# start of MATERIAL PROVIDED

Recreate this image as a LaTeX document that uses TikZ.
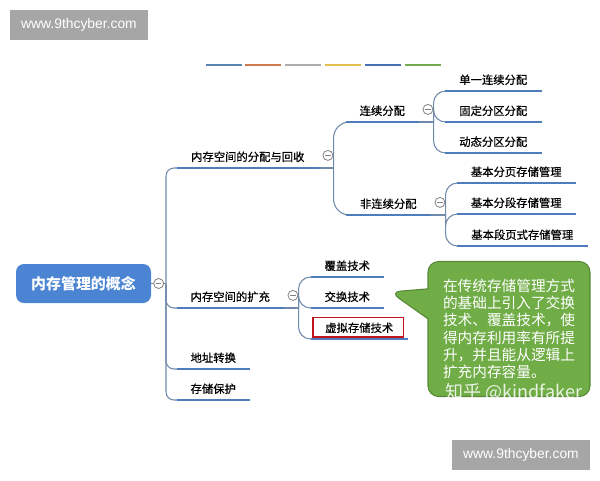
\documentclass[tikz,border=0pt]{standalone}
\usepackage{fontspec}
\setmainfont{Liberation Sans}
\newfontfamily\cjk{Noto Sans CJK SC}
\newfontfamily\cjkmid{Noto Sans CJK SC}[RawFeature={embolden=0.6}]
\usetikzlibrary{positioning,calc,shapes.callouts}

\begin{document}
\begin{tikzpicture}[x=0.75pt,y=0.75pt,yscale=-1,xscale=1,
    wd/.style={minimum width=#1*0.75pt},
    topic/.style={rectangle, inner sep=0pt, minimum height=16.5pt, anchor=south west, font=\cjkmid\fontsize{8.5}{10}\selectfont},
    rootbox/.style={rectangle, rounded corners=6pt, fill={rgb, 255:red, 74; green, 132; blue, 210}, text=white, inner sep=0pt, minimum width=101.25pt, minimum height=29.25pt, font=\cjk\bfseries\fontsize{11.2}{13}\selectfont},
    uline/.style={draw={rgb, 255:red, 79; green, 124; blue, 186}, line width=2.2pt},
    conn/.style={draw={rgb, 255:red, 112; green, 138; blue, 172}, line width=0.8pt, rounded corners=9},
    fold/.style={circle, draw={rgb, 255:red, 128; green, 128; blue, 128}, fill=white, line width=0.6pt, minimum size=7.5pt, inner sep=0pt,
      path picture={\draw[line width=0.5pt, color={rgb, 255:red, 128; green, 128; blue, 128}] ([xshift=-2pt]path picture bounding box.center) -- ([xshift=2pt]path picture bounding box.center);}},
    hilite/.style={draw={rgb, 255:red, 192; green, 20; blue, 30}, line width=0.9pt},
    note/.style={rectangle callout, rounded corners=8pt, fill={rgb, 255:red, 112; green, 173; blue, 71}, draw={rgb, 255:red, 86; green, 136; blue, 54}, line width=0.8pt,
      minimum width=121.5pt, minimum height=101.25pt, callout pointer width=22.5pt, text=white, align=left, font=\cjk\fontsize{11}{13}\selectfont},
    wmark/.style={rectangle, fill={rgb, 255:red, 166; green, 166; blue, 166}, text=white, inner sep=0pt, minimum width=103.5pt, minimum height=22.5pt, font=\fontsize{10.4}{12}\selectfont},
    bar/.style={line width=2pt}
  ]
\useasboundingbox (0,0) rectangle (600,480);

%Watermarks
\node[wmark] (wmtop) at (79,25) {www.9thcyber.com};
\node[wmark] (wmbot) at (521,455) {www.9thcyber.com};

%Straight Lines (colour bar)
\draw [bar, color={rgb, 255:red, 92; green, 132; blue, 182 }] (206,65) -- (242,65) ;
\draw [bar, color={rgb, 255:red, 204; green, 122; blue, 78 }] (245,65) -- (281,65) ;
\draw [bar, color={rgb, 255:red, 172; green, 172; blue, 172 }] (285,65) -- (321,65) ;
\draw [bar, color={rgb, 255:red, 226; green, 190; blue, 78 }] (325,65) -- (361,65) ;
\draw [bar, color={rgb, 255:red, 72; green, 110; blue, 178 }] (365,65) -- (401,65) ;
\draw [bar, color={rgb, 255:red, 118; green, 170; blue, 82 }] (405,65) -- (441,65) ;

%Root
\node[rootbox] (root) at (83.5,283.5) {内存管理的概念};

%Level 1
\node[topic, wd=141] (alloc) at (177,168) {内存空间的分配与回收};
\node[topic, wd=106] (expand) at (177,308) {内存空间的扩充};
\node[topic, wd=72] (addr) at (177,369) {地址转换};
\node[topic, wd=72] (protect) at (177,400) {存储保护};

%Level 2
\node[topic, wd=72] (cont) at (346,122) {连续分配};
\node[topic, wd=84] (noncont) at (346,215) {非连续分配};
\node[topic, wd=72] (cover) at (311,277) {覆盖技术};
\node[topic, wd=72] (swap) at (311,308) {交换技术};
\node[topic, wd=96] (virt) at (311,339) {虚拟存储技术};

%Level 3
\node[topic, wd=96] (single) at (445,91) {单一连续分配};
\node[topic, wd=96] (fixed) at (445,122) {固定分区分配};
\node[topic, wd=96] (dynamic) at (445,153) {动态分区分配};
\node[topic, wd=118] (paging) at (457,183) {基本分页存储管理};
\node[topic, wd=118] (segment) at (457,214) {基本分段存储管理};
\node[topic, wd=130] (segpage) at (457,246) {基本段页式存储管理};

%Connectors
\draw[conn] (root.east) -- (166,283.5) coordinate (trunk);
\foreach \c in {alloc,expand,addr,protect}
  \draw[conn, rounded corners=6] (trunk) |- (\c.south west);
\draw[conn] (alloc.south east) -- ++(15,0) coordinate (b1);
\foreach \c in {cont,noncont}
  \draw[conn, rounded corners=12] (b1) |- (\c.south west);
\draw[conn] (cont.south east) -- ++(15,0) coordinate (b2);
\foreach \c in {single,fixed,dynamic}
  \draw[conn] (b2) |- (\c.south west);
\draw[conn] (noncont.south east) -- ++(15,0) coordinate (b3);
\foreach \c in {paging,segment,segpage}
  \draw[conn] (b3) |- (\c.south west);
\draw[conn] (expand.south east) -- ++(15,0) coordinate (b4);
\foreach \c in {cover,swap,virt}
  \draw[conn] (b4) |- (\c.south west);

%Underlines
\foreach \n in {alloc,expand,addr,protect,cont,noncont,cover,swap,virt,single,fixed,dynamic,paging,segment,segpage}
  \draw[uline] (\n.south west) -- (\n.south east);

%Fold marks
\node[fold, right=1.5pt of root] (froot) {};
\node[fold, right=3pt of alloc, yshift=1pt] (falloc) {};
\node[fold, right=3pt of cont, yshift=1pt] (fcont) {};
\node[fold, right=3pt of noncont, yshift=1pt] (fnoncont) {};
\node[fold, right=3pt of expand, yshift=1pt] (fexpand) {};

%Shape: Rectangle (highlight)
\draw[hilite] ($(virt.south west)+(2,-2)$) rectangle ($(virt.north east)+(-4,1)$);

%Callout
\coordinate (tip) at (390,292);
\node[note, callout absolute pointer={(tip)}] (note) at (509,329) {在传统存储管理方式\\的基础上引入了交换\\技术、覆盖技术，使\\得内存利用率有所提\\升，并且能从逻辑上\\扩充内存容量。};
\node[text=white, text opacity=0.85, inner sep=0pt, font=\cjk\fontsize{13.5}{15}\selectfont] (zhihu) at (514,392) {知乎 @kindfaker};
\end{tikzpicture}
\end{document}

# end of MATERIAL PROVIDED

* _WRITTEN TASK_
Keep every word of the data as it is when you write it out, but drop the pictures.

* _RESULT OF THE EXERCISE_
Recreate this image as a LaTeX document that uses TikZ.
\documentclass[tikz,border=0pt]{standalone}
\usepackage{fontspec}
\setmainfont{Liberation Sans}
\newfontfamily\cjk{Noto Sans CJK SC}
\newfontfamily\cjkmid{Noto Sans CJK SC}[RawFeature={embolden=0.6}]
\usetikzlibrary{positioning,calc,shapes.callouts}

\begin{document}
\begin{tikzpicture}[x=0.75pt,y=0.75pt,yscale=-1,xscale=1,
    wd/.style={minimum width=#1*0.75pt},
    topic/.style={rectangle, inner sep=0pt, minimum height=16.5pt, anchor=south west, font=\cjkmid\fontsize{8.5}{10}\selectfont},
    rootbox/.style={rectangle, rounded corners=6pt, fill={rgb, 255:red, 74; green, 132; blue, 210}, text=white, inner sep=0pt, minimum width=101.25pt, minimum height=29.25pt, font=\cjk\bfseries\fontsize{11.2}{13}\selectfont},
    uline/.style={draw={rgb, 255:red, 79; green, 124; blue, 186}, line width=2.2pt},
    conn/.style={draw={rgb, 255:red, 112; green, 138; blue, 172}, line width=0.8pt, rounded corners=9},
    fold/.style={circle, draw={rgb, 255:red, 128; green, 128; blue, 128}, fill=white, line width=0.6pt, minimum size=7.5pt, inner sep=0pt,
      path picture={\draw[line width=0.5pt, color={rgb, 255:red, 128; green, 128; blue, 128}] ([xshift=-2pt]path picture bounding box.center) -- ([xshift=2pt]path picture bounding box.center);}},
    hilite/.style={draw={rgb, 255:red, 192; green, 20; blue, 30}, line width=0.9pt},
    note/.style={rectangle callout, rounded corners=8pt, fill={rgb, 255:red, 112; green, 173; blue, 71}, draw={rgb, 255:red, 86; green, 136; blue, 54}, line width=0.8pt,
      minimum width=121.5pt, minimum height=101.25pt, callout pointer width=22.5pt, text=white, align=left, font=\cjk\fontsize{11}{13}\selectfont},
    wmark/.style={rectangle, fill={rgb, 255:red, 166; green, 166; blue, 166}, text=white, inner sep=0pt, minimum width=103.5pt, minimum height=22.5pt, font=\fontsize{10.4}{12}\selectfont},
    bar/.style={line width=2pt}
  ]
\useasboundingbox (0,0) rectangle (600,480);

%Watermarks
\node[wmark] (wmtop) at (79,25) {www.9thcyber.com};
\node[wmark] (wmbot) at (521,455) {www.9thcyber.com};

%Straight Lines (colour bar)
\draw [bar, color={rgb, 255:red, 92; green, 132; blue, 182 }] (206,65) -- (242,65) ;
\draw [bar, color={rgb, 255:red, 204; green, 122; blue, 78 }] (245,65) -- (281,65) ;
\draw [bar, color={rgb, 255:red, 172; green, 172; blue, 172 }] (285,65) -- (321,65) ;
\draw [bar, color={rgb, 255:red, 226; green, 190; blue, 78 }] (325,65) -- (361,65) ;
\draw [bar, color={rgb, 255:red, 72; green, 110; blue, 178 }] (365,65) -- (401,65) ;
\draw [bar, color={rgb, 255:red, 118; green, 170; blue, 82 }] (405,65) -- (441,65) ;

%Root
\node[rootbox] (root) at (83.5,283.5) {内存管理的概念};

%Level 1
\node[topic, wd=141] (alloc) at (177,168) {内存空间的分配与回收};
\node[topic, wd=106] (expand) at (177,308) {内存空间的扩充};
\node[topic, wd=72] (addr) at (177,369) {地址转换};
\node[topic, wd=72] (protect) at (177,400) {存储保护};

%Level 2
\node[topic, wd=72] (cont) at (346,122) {连续分配};
\node[topic, wd=84] (noncont) at (346,215) {非连续分配};
\node[topic, wd=72] (cover) at (311,277) {覆盖技术};
\node[topic, wd=72] (swap) at (311,308) {交换技术};
\node[topic, wd=96] (virt) at (311,339) {虚拟存储技术};

%Level 3
\node[topic, wd=96] (single) at (445,91) {单一连续分配};
\node[topic, wd=96] (fixed) at (445,122) {固定分区分配};
\node[topic, wd=96] (dynamic) at (445,153) {动态分区分配};
\node[topic, wd=118] (paging) at (457,183) {基本分页存储管理};
\node[topic, wd=118] (segment) at (457,214) {基本分段存储管理};
\node[topic, wd=130] (segpage) at (457,246) {基本段页式存储管理};

%Connectors
\draw[conn] (root.east) -- (166,283.5) coordinate (trunk);
\foreach \c in {alloc,expand,addr,protect}
  \draw[conn, rounded corners=6] (trunk) |- (\c.south west);
\draw[conn] (alloc.south east) -- ++(15,0) coordinate (b1);
\foreach \c in {cont,noncont}
  \draw[conn, rounded corners=12] (b1) |- (\c.south west);
\draw[conn] (cont.south east) -- ++(15,0) coordinate (b2);
\foreach \c in {single,fixed,dynamic}
  \draw[conn] (b2) |- (\c.south west);
\draw[conn] (noncont.south east) -- ++(15,0) coordinate (b3);
\foreach \c in {paging,segment,segpage}
  \draw[conn] (b3) |- (\c.south west);
\draw[conn] (expand.south east) -- ++(15,0) coordinate (b4);
\foreach \c in {cover,swap,virt}
  \draw[conn] (b4) |- (\c.south west);

%Underlines
\foreach \n in {alloc,expand,addr,protect,cont,noncont,cover,swap,virt,single,fixed,dynamic,paging,segment,segpage}
  \draw[uline] (\n.south west) -- (\n.south east);

%Fold marks
\node[fold, right=1.5pt of root] (froot) {};
\node[fold, right=3pt of alloc, yshift=1pt] (falloc) {};
\node[fold, right=3pt of cont, yshift=1pt] (fcont) {};
\node[fold, right=3pt of noncont, yshift=1pt] (fnoncont) {};
\node[fold, right=3pt of expand, yshift=1pt] (fexpand) {};

%Shape: Rectangle (highlight)
\draw[hilite] ($(virt.south west)+(2,-2)$) rectangle ($(virt.north east)+(-4,1)$);

%Callout
\coordinate (tip) at (390,292);
\node[note, callout absolute pointer={(tip)}] (note) at (509,329) {在传统存储管理方式\\的基础上引入了交换\\技术、覆盖技术，使\\得内存利用率有所提\\升，并且能从逻辑上\\扩充内存容量。};
\node[text=white, text opacity=0.85, inner sep=0pt, font=\cjk\fontsize{13.5}{15}\selectfont] (zhihu) at (514,392) {知乎 @kindfaker};
\end{tikzpicture}
\end{document}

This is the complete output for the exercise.